Want to experiment with UGC but unsure where to start? Learn how to use authentic, user-generated content in your ads to boost credibility and performance.

Strategy 7: Budget Intelligently — Allocate for Learning

Creative testing does require investment. If your total campaign budget is $1,000 per month or less, reserve 15%–20% for testing.
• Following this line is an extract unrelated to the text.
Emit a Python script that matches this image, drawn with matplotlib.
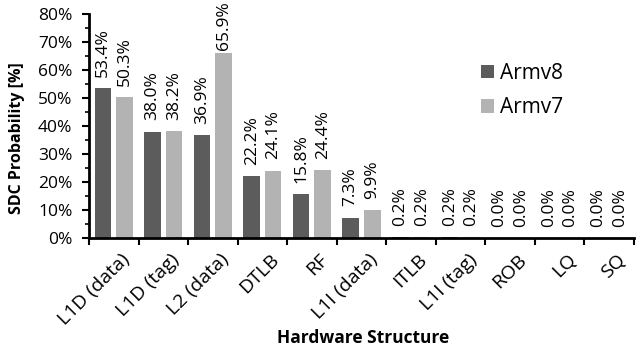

That translates to $150–$200 monthly, or roughly $50 per test cycle.

Set clear test goals:

  • Are you validating a new messaging angle?

  • Comparing static vs. video?

  • Testing a new offer format?

And use fixed spend limits to maintain predictability.

Caution: don’t cut your main conversion campaigns to fund testing — the goal is to improve future performance, not compromise today’s results.

Also, your testing success also depends heavily on choosing the right campaign objective — get clarity on which to use with this guide to Meta ad objectives.

A Quick Note on Facebook’s A/B Testing Tool

Facebook’s built-in “Experiments” feature is designed for statistically rigorous testing, but it assumes you have a large enough audience to split meaningfully.

For most small-audience advertisers, this tool isn’t ideal.

Manual testing using sequential ad sets gives you greater control and more reliable signals in low-volume environments. Once your campaigns scale, you can introduce native A/B testing tools with cleaner audience splits.

Final Thoughts: Testing in a Constrained Environment

Testing Facebook ad creative with a small audience isn’t about volume — it’s about intent.

You’re not optimizing for every possible variation. You’re focusing on what matters most: clarity, resonance, and action.

Here’s a recap of what works:

  • Test fewer things, more deliberately.

  • Let micro metrics guide creative decisions.

  • Use broader audiences or organic posts for faster feedback loops.

  • Favor clear, human, authentic visuals over polished design.

  • Track learnings to build a creative performance playbook over time.

Ask yourself: is your creative clear enough to drive action? Is your message believable, relevant, and easy to grasp?

If you’re not getting results, don’t scale — refine.

A small audience shouldn’t be a barrier to performance. With the right testing strategy, it can be a strategic advantage.